# To keep the animals water dish from freezing



## budgetprepp-n (Apr 7, 2013)

Ok got this one from one of my buddies at the retirement home

He said back the 40s they would bury a 6" or 8" pipe about 7 or 8 feet straight down into the ground.
Only leave 3 or 4 inches above the ground. The temperature at the bottom of the pipe will be about 55 degrees.
place the water dish on top of the pipe. Heat rises so the air that's 55 will rise to the top of the pipe
and keep the water dish warm enough to keep it from freezing.
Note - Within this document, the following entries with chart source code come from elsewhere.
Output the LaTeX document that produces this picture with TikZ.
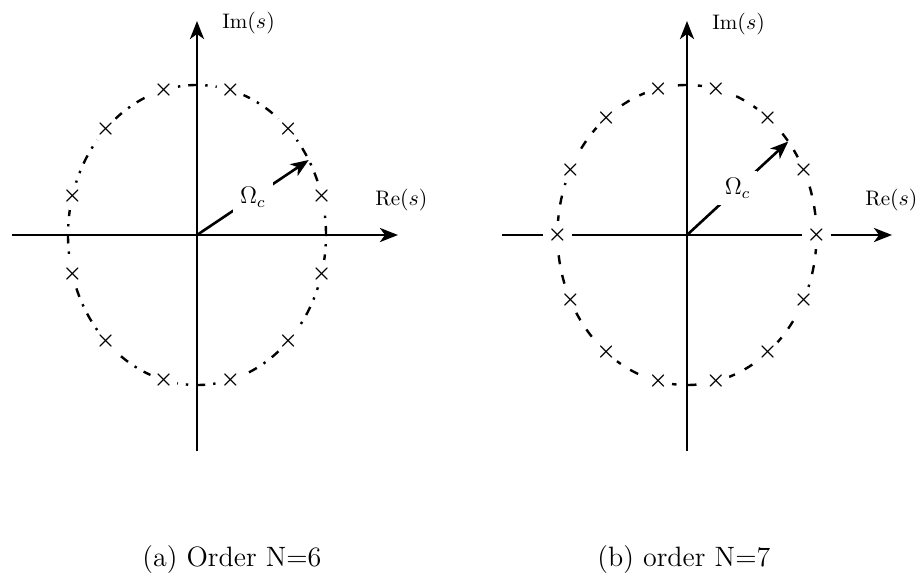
\documentclass[tikz,border=0pt]{standalone}
\usetikzlibrary{arrows.meta,positioning,calc}

\begin{document}
\begin{tikzpicture}[
  x=0.5pt, y=-0.5pt,
  axis/.style={line width=1.4pt},
  radius line/.style={line width=1.3pt},
  circa/.style={line width=1.2pt, dash pattern=on 4.5pt off 4pt on 1.2pt off 4pt},
  circb/.style={line width=1.2pt, dash pattern=on 4.5pt off 5.5pt},
  pole/.style={circle, fill=white, inner sep=0pt, minimum size=14pt, font=\fontsize{11}{13}\selectfont\boldmath},
  lab/.style={inner sep=0pt, anchor=base west, font=\fontsize{10.5}{12}\selectfont},
  omega/.style={fill=white, inner sep=3.5pt, font=\fontsize{12}{14}\selectfont},
  caption/.style={inner sep=0pt, anchor=base west, font=\fontsize{14}{17}\selectfont},
  >={Stealth[length=9pt,width=7pt,inset=2.5pt]}
]
\useasboundingbox (0,0) rectangle (921,578);

  % (a) N=6
  \coordinate (Oa) at (197,235);
  \coordinate (La) at (12,235);
  \coordinate (Ra) at (398,235);
  \coordinate (Ta) at (197,21);
  \coordinate (Ba) at (197,451);
  \coordinate (tipa) at ($(Oa)+(30:64.5pt and 75pt)$);

  \draw[circa] (Oa) ellipse [x radius=64.5pt, y radius=75pt];
  \foreach \k in {0,...,11}
    \node[pole] (pa\k) at ($(Oa)+({15+30*\k}:64.5pt and 75pt)$) {$\times$};

  \draw[axis, ->] (La) -- (Ra);
  \draw[axis, ->] (Ba) -- (Ta);
  \draw[radius line, ->] (Oa) -- node[omega] (wa) {$\Omega_c$} (tipa);

  \node[lab] (ima) at (222,28) {Im$(s)$};
  \node[lab] (rea) at (375,205) {Re$(s)$};

  % (b) N=7
  \coordinate (Ob) at (687,235);
  \coordinate (Lb) at (502,235);
  \coordinate (Rb) at (892,235);
  \coordinate (Tb) at (687,21);
  \coordinate (Bb) at (687,451);
  \coordinate (tipb) at ($(Ob)+(38.57:64.75pt and 75pt)$);

  \draw[circb] (Ob) ellipse [x radius=64.75pt, y radius=75pt];
  \foreach \k in {0,...,13}
    \node[pole] (pb\k) at ($(Ob)+({360/14*\k}:64.75pt and 75pt)$) {$\times$};

  \draw[axis] (Lb) -- (pb7);
  \draw[axis] (pb7) -- (pb0);
  \draw[axis, ->] (pb0) -- (Rb);
  \draw[axis, ->] (Bb) -- (Tb);
  \draw[radius line, ->] (Ob) -- node[omega] (wb) {$\Omega_c$} (tipb);

  \node[lab] (imb) at (712,29) {Im$(s)$};
  \node[lab] (reb) at (865,205) {Re$(s)$};

  % captions
  \node[caption] (capa) at (142,566) {(a) Order N=6};
  \node[caption] (capb) at (597,566) {(b) order N=7};

\end{tikzpicture}
\end{document}
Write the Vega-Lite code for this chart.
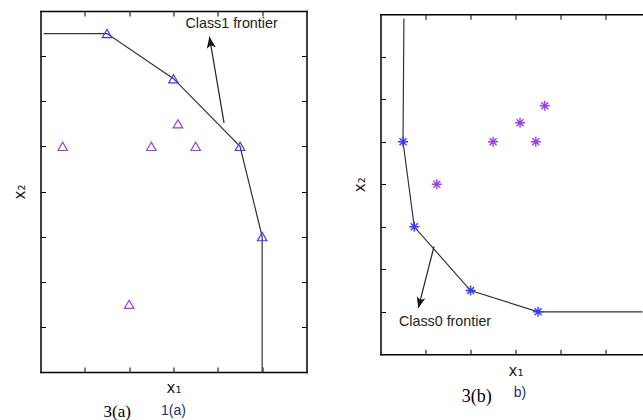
{
  "$schema": "https://vega.github.io/schema/vega-lite/v6.json",
  "padding": {"left": 12.5, "top": 10, "right": 0, "bottom": 0},
  "background": "white",
  "config": {
    "font": "Liberation Sans",
    "view": {"stroke": null},
    "axis": {
      "labels": false,
      "grid": false,
      "tickSize": -5,
      "tickColor": "black",
      "tickWidth": 1,
      "domain": true,
      "domainColor": "black",
      "domainWidth": 1.5,
      "domainCap": "square",
      "titleFont": "DejaVu Sans",
      "titleFontSize": 15,
      "titleFontWeight": "normal",
      "titleColor": "#222"
    }
  },
  "datasets": {
    "aFrontier": [
      {"x1": 0.07, "x2": 7.5, "k": 0},
      {"x1": 1.5, "x2": 7.5, "k": 1},
      {"x1": 3.0, "x2": 6.5, "k": 2},
      {"x1": 4.5, "x2": 5.0, "k": 3},
      {"x1": 5.0, "x2": 3.0, "k": 4},
      {"x1": 5.0, "x2": 0.0, "k": 5}
    ],
    "aPoints": [
      {"x1": 1.5, "x2": 7.5, "group": "frontier"},
      {"x1": 3.0, "x2": 6.5, "group": "frontier"},
      {"x1": 4.5, "x2": 5.0, "group": "frontier"},
      {"x1": 5.0, "x2": 3.0, "group": "frontier"},
      {"x1": 0.5, "x2": 5.0, "group": "interior"},
      {"x1": 2.5, "x2": 5.0, "group": "interior"},
      {"x1": 3.1, "x2": 5.5, "group": "interior"},
      {"x1": 3.5, "x2": 5.0, "group": "interior"},
      {"x1": 2.0, "x2": 1.5, "group": "interior"}
    ],
    "aArrow": [{"fromX": 4.14, "fromY": 5.52, "toX": 3.81, "toY": 7.43}],
    "aLabel": [{"x1": 3.27, "x2": 7.72, "text": "Class1 frontier"}],
    "aCap1": [{"x1": 1.73, "x2": -1.0, "text": "3(a)"}],
    "aCap2": [{"x1": 3.0, "x2": -0.96, "text": "1(a)"}],
    "bFrontier": [
      {"x1": 0.52, "x2": 7.9, "k": 0},
      {"x1": 0.5, "x2": 5.0, "k": 1},
      {"x1": 0.75, "x2": 3.0, "k": 2},
      {"x1": 2.0, "x2": 1.5, "k": 3},
      {"x1": 3.5, "x2": 1.0, "k": 4},
      {"x1": 6.0, "x2": 1.0, "k": 5}
    ],
    "bPoints": [
      {"x1": 0.5, "x2": 5.0, "group": "frontier"},
      {"x1": 0.75, "x2": 3.0, "group": "frontier"},
      {"x1": 2.0, "x2": 1.5, "group": "frontier"},
      {"x1": 3.5, "x2": 1.0, "group": "frontier"},
      {"x1": 2.5, "x2": 5.0, "group": "interior"},
      {"x1": 3.1, "x2": 5.45, "group": "interior"},
      {"x1": 3.45, "x2": 5.0, "group": "interior"},
      {"x1": 3.65, "x2": 5.85, "group": "interior"},
      {"x1": 1.25, "x2": 4.0, "group": "interior"}
    ],
    "bArrow": [{"fromX": 1.19, "fromY": 2.54, "toX": 0.84, "toY": 1.09}],
    "bLabel": [{"x1": 0.41, "x2": 0.77, "text": "Class0 frontier"}],
    "bCap1": [{"x1": 2.14, "x2": -1.13, "text": "3(b)"}],
    "bCap2": [{"x1": 3.1, "x2": -1.01, "text": "b)"}]
  },
  "hconcat": [
    {
      "width": 266,
      "height": 361,
      "resolve": {"axis": {"x": "independent", "y": "independent"}},
      "layer": [
        {
          "data": {"name": "aFrontier"},
          "mark": {"type": "line", "color": "#333", "strokeWidth": 1.2},
          "encoding": {
            "x": {"field": "x1", "type": "quantitative", "scale": {"domain": [0, 6], "nice": false, "zero": false},
                  "axis": {"orient": "bottom", "values": [1, 2, 3, 4, 5], "title": "x₁", "titlePadding": 8}},
            "y": {"field": "x2", "type": "quantitative", "scale": {"domain": [0, 8], "nice": false, "zero": false},
                  "axis": {"orient": "left", "values": [1, 2, 3, 4, 5, 6, 7], "title": "x₂", "titlePadding": 12.5}},
            "order": {"field": "k", "type": "quantitative"}
          }
        },
        {
          "data": {"name": "aArrow"},
          "mark": {"type": "rule", "color": "#222", "strokeWidth": 1.2},
          "encoding": {
            "x": {"field": "fromX", "type": "quantitative", "scale": {"domain": [0, 6], "nice": false, "zero": false}, "axis": null},
            "y": {"field": "fromY", "type": "quantitative", "scale": {"domain": [0, 8], "nice": false, "zero": false}, "axis": null},
            "x2": {"field": "toX"},
            "y2": {"field": "toY"}
          }
        },
        {
          "data": {"name": "aArrow"},
          "mark": {"type": "point", "shape": "M0,0L0.8,2L0,1.5L-0.8,2Z", "filled": true, "color": "#111", "opacity": 1, "size": 130, "angle": -9.4},
          "encoding": {
            "x": {"field": "toX", "type": "quantitative", "scale": {"domain": [0, 6], "nice": false, "zero": false}, "axis": null},
            "y": {"field": "toY", "type": "quantitative", "scale": {"domain": [0, 8], "nice": false, "zero": false}, "axis": null}
          }
        },
        {
          "data": {"name": "aPoints"},
          "mark": {"type": "point", "shape": "triangle-up", "filled": false, "strokeWidth": 1.2, "size": 90, "opacity": 1},
          "encoding": {
            "x": {"field": "x1", "type": "quantitative", "scale": {"domain": [0, 6], "nice": false, "zero": false},
                  "axis": {"orient": "top", "values": [1, 2, 3, 4, 5], "title": null}},
            "y": {"field": "x2", "type": "quantitative", "scale": {"domain": [0, 8], "nice": false, "zero": false},
                  "axis": {"orient": "right", "values": [1, 2, 3, 4, 5, 6, 7], "title": null}},
            "color": {"field": "group", "type": "nominal", "scale": {"domain": ["frontier", "interior"], "range": ["#3a3aff", "#9a40e0"]}, "legend": null}
          }
        },
        {
          "data": {"name": "aLabel"},
          "mark": {"type": "text", "align": "left", "baseline": "middle", "font": "Liberation Sans", "fontSize": 14.3, "color": "#222"},
          "encoding": {
            "x": {"field": "x1", "type": "quantitative", "scale": {"domain": [0, 6], "nice": false, "zero": false}, "axis": null},
            "y": {"field": "x2", "type": "quantitative", "scale": {"domain": [0, 8], "nice": false, "zero": false}, "axis": null},
            "text": {"field": "text"}
          }
        },
        {
          "data": {"name": "aCap1"},
          "mark": {"type": "text", "align": "center", "baseline": "alphabetic", "font": "Liberation Serif", "fontSize": 17, "color": "black"},
          "encoding": {
            "x": {"field": "x1", "type": "quantitative", "scale": {"domain": [0, 6], "nice": false, "zero": false}, "axis": null},
            "y": {"field": "x2", "type": "quantitative", "scale": {"domain": [0, 8], "nice": false, "zero": false}, "axis": null},
            "text": {"field": "text"}
          }
        },
        {
          "data": {"name": "aCap2"},
          "mark": {"type": "text", "align": "center", "baseline": "alphabetic", "font": "Liberation Sans", "fontSize": 14, "color": "#203070"},
          "encoding": {
            "x": {"field": "x1", "type": "quantitative", "scale": {"domain": [0, 6], "nice": false, "zero": false}, "axis": null},
            "y": {"field": "x2", "type": "quantitative", "scale": {"domain": [0, 8], "nice": false, "zero": false}, "axis": null},
            "text": {"field": "text"}
          }
        }
      ]
    },
    {
      "width": 262,
      "height": 343.3,
      "resolve": {"axis": {"x": "independent", "y": "independent"}},
      "layer": [
        {
          "data": {"name": "bFrontier"},
          "mark": {"type": "line", "color": "#333", "strokeWidth": 1.2, "clip": true},
          "encoding": {
            "x": {"field": "x1", "type": "quantitative", "scale": {"domain": [0, 5.82], "nice": false, "zero": false},
                  "axis": {"orient": "bottom", "values": [1, 2, 3, 4, 5], "title": "x₁", "titlePadding": 9, "titleX": 135}},
            "y": {"field": "x2", "type": "quantitative", "scale": {"domain": [0, 8], "range": [343.3, 3.3], "nice": false, "zero": false},
                  "axis": {"orient": "left", "values": [1, 2, 3, 4, 5, 6, 7], "title": "x₂", "titlePadding": 13}},
            "order": {"field": "k", "type": "quantitative"}
          }
        },
        {
          "data": {"name": "bArrow"},
          "mark": {"type": "rule", "color": "#222", "strokeWidth": 1.2},
          "encoding": {
            "x": {"field": "fromX", "type": "quantitative", "scale": {"domain": [0, 5.82], "nice": false, "zero": false}, "axis": null},
            "y": {"field": "fromY", "type": "quantitative", "scale": {"domain": [0, 8], "range": [343.3, 3.3], "nice": false, "zero": false}, "axis": null},
            "x2": {"field": "toX"},
            "y2": {"field": "toY"}
          }
        },
        {
          "data": {"name": "bArrow"},
          "mark": {"type": "point", "shape": "M0,0L0.8,2L0,1.5L-0.8,2Z", "filled": true, "color": "#111", "opacity": 1, "size": 120, "angle": 194.3},
          "encoding": {
            "x": {"field": "toX", "type": "quantitative", "scale": {"domain": [0, 5.82], "nice": false, "zero": false}, "axis": null},
            "y": {"field": "toY", "type": "quantitative", "scale": {"domain": [0, 8], "range": [343.3, 3.3], "nice": false, "zero": false}, "axis": null}
          }
        },
        {
          "data": {"name": "bPoints"},
          "mark": {"type": "point", "shape": "M-1,0L1,0M0,-1L0,1M-0.7,-0.7L0.7,0.7M-0.7,0.7L0.7,-0.7", "filled": false, "strokeWidth": 1.4, "size": 100, "opacity": 1},
          "encoding": {
            "x": {"field": "x1", "type": "quantitative", "scale": {"domain": [0, 5.82], "nice": false, "zero": false},
                  "axis": {"orient": "top", "values": [1, 2, 3, 4, 5], "title": null, "offset": -3.3}},
            "y": {"field": "x2", "type": "quantitative", "scale": {"domain": [0, 8], "range": [343.3, 3.3], "nice": false, "zero": false}, "axis": null},
            "color": {"field": "group", "type": "nominal", "scale": {"domain": ["frontier", "interior"], "range": ["#2a2aff", "#9a40e0"]}, "legend": null}
          }
        },
        {
          "data": {"name": "bLabel"},
          "mark": {"type": "text", "align": "left", "baseline": "middle", "font": "Liberation Sans", "fontSize": 14.3, "color": "#222"},
          "encoding": {
            "x": {"field": "x1", "type": "quantitative", "scale": {"domain": [0, 5.82], "nice": false, "zero": false}, "axis": null},
            "y": {"field": "x2", "type": "quantitative", "scale": {"domain": [0, 8], "range": [343.3, 3.3], "nice": false, "zero": false}, "axis": null},
            "text": {"field": "text"}
          }
        },
        {
          "data": {"name": "bCap1"},
          "mark": {"type": "text", "align": "center", "baseline": "alphabetic", "font": "Liberation Serif", "fontSize": 18, "color": "black"},
          "encoding": {
            "x": {"field": "x1", "type": "quantitative", "scale": {"domain": [0, 5.82], "nice": false, "zero": false}, "axis": null},
            "y": {"field": "x2", "type": "quantitative", "scale": {"domain": [0, 8], "range": [343.3, 3.3], "nice": false, "zero": false}, "axis": null},
            "text": {"field": "text"}
          }
        },
        {
          "data": {"name": "bCap2"},
          "mark": {"type": "text", "align": "center", "baseline": "alphabetic", "font": "Liberation Sans", "fontSize": 14, "color": "#203070"},
          "encoding": {
            "x": {"field": "x1", "type": "quantitative", "scale": {"domain": [0, 5.82], "nice": false, "zero": false}, "axis": null},
            "y": {"field": "x2", "type": "quantitative", "scale": {"domain": [0, 8], "range": [343.3, 3.3], "nice": false, "zero": false}, "axis": null},
            "text": {"field": "text"}
          }
        }
      ]
    }
  ],
  "spacing": 44
}
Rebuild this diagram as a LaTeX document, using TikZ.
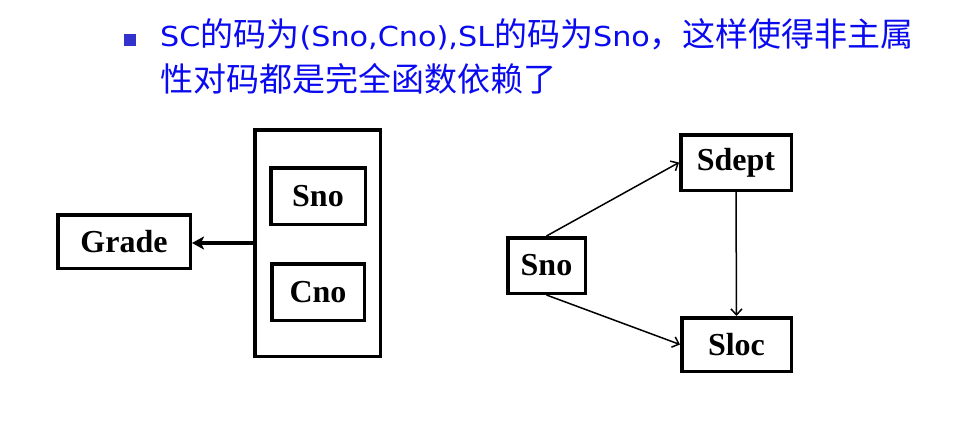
\documentclass[tikz,border=0pt]{standalone}
\usepackage{fontspec}
\newfontfamily\cjkfont{Noto Sans CJK SC}
\newfontfamily\latfont[FakeStretch=1.1]{DejaVu Sans}
\newfontfamily\tmsfont{Liberation Serif}
\usetikzlibrary{arrows.meta}
\definecolor{textblue}{RGB}{10,10,240}
\definecolor{bulletblue}{RGB}{51,51,204}
\newcommand{\latn}[1]{{\latfont\fontsize{27.5}{30}\selectfont #1}}
\newcommand{\han}[1]{{\cjkfont\fontsize{33}{36}\selectfont #1}}
\tikzset{
  box/.style={draw=black, line width=3.5pt, inner sep=0pt, font=\tmsfont\bfseries\fontsize{32}{32}\selectfont},
  thickarrow/.style={line width=3.2pt, -{Stealth[length=12pt,width=13pt,inset=3pt]}},
  thinarrow/.style={line width=1.5pt, -{Straight Barb[length=6pt,width=11pt]}},
  txt/.style={anchor=base west, inner sep=0pt, text=textblue}
}
\begin{document}
\begin{tikzpicture}[x=1pt,y=-1pt]
\useasboundingbox (0,0) rectangle (954,424);
% bullet
\fill[bulletblue] (124,34) rectangle (136,46);
\node[txt] (line1) at (160,46) {\latn{SC}\han{的码为}\latn{(Sno,Cno),SL}\han{的码为}\latn{Sno}\han{，这样使得非主属}};
\node[txt] (line2) at (160,91) {\han{性对码都是完全函数依赖了}};
% left diagram
\node[box, minimum width=132.5pt, minimum height=53.5pt] (grade) at (124,241.5) {Grade};
\node[box, minimum width=125.5pt, minimum height=226.5pt] (big) at (317.5,243) {};
\node[box, minimum width=94.5pt, minimum height=56.5pt] (sno1) at (318,196) {Sno};
\node[box, minimum width=92.5pt, minimum height=56.5pt] (cno) at (318,292) {Cno};
\draw[thickarrow] (big.west) -- (big.west -| grade.east);
% right diagram
\node[box, minimum width=110.5pt, minimum height=55.5pt] (sdept) at (736,162.5) {Sdept};
\node[box, minimum width=77.5pt, minimum height=55.5pt] (sno2) at (546.5,265.5) {Sno};
\node[box, minimum width=109.5pt, minimum height=53.5pt] (sloc) at (736.5,344.5) {Sloc};
\draw[thinarrow] (sno2.north) -- (sdept.west);
\draw[thinarrow] (sno2.south) -- (sloc.west);
\draw[thinarrow] (sdept.south) -- (sloc.north);
\end{tikzpicture}
\end{document}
Man that's a really old school trick. Do you think that would work? 
alternative energry?


----------



## Deebo (Oct 27, 2012)

Once again @budgetprepp-n, I commend you for always thinking outside the box.
I have no issues, and, if a "man of his word" told you, Id believe him


----------



## acidMia (Aug 3, 2016)

Geothermal thinking. Sounds like it would work. It is below the frostline. I think I would tack on a few more feet for my climate zone. Is it an empty pipe, or is that filled with water too?


----------



## Steve40th (Aug 17, 2016)

I have heard this idea is good for storing things too. I used to go to the beach, black garbage bag, ice and beer. I would bury it about 2 feet down, keeping bag top out so you could reach down into bag. Stuff stayed cold all day long..
I have also heard people use glycol fluid in the midwest in a underground tank, 5 -10 feet down.. And with hoses going through their floor boards, it keeps the floor warm during winter with a little 1/2 hp motor to keep fluid moving..


----------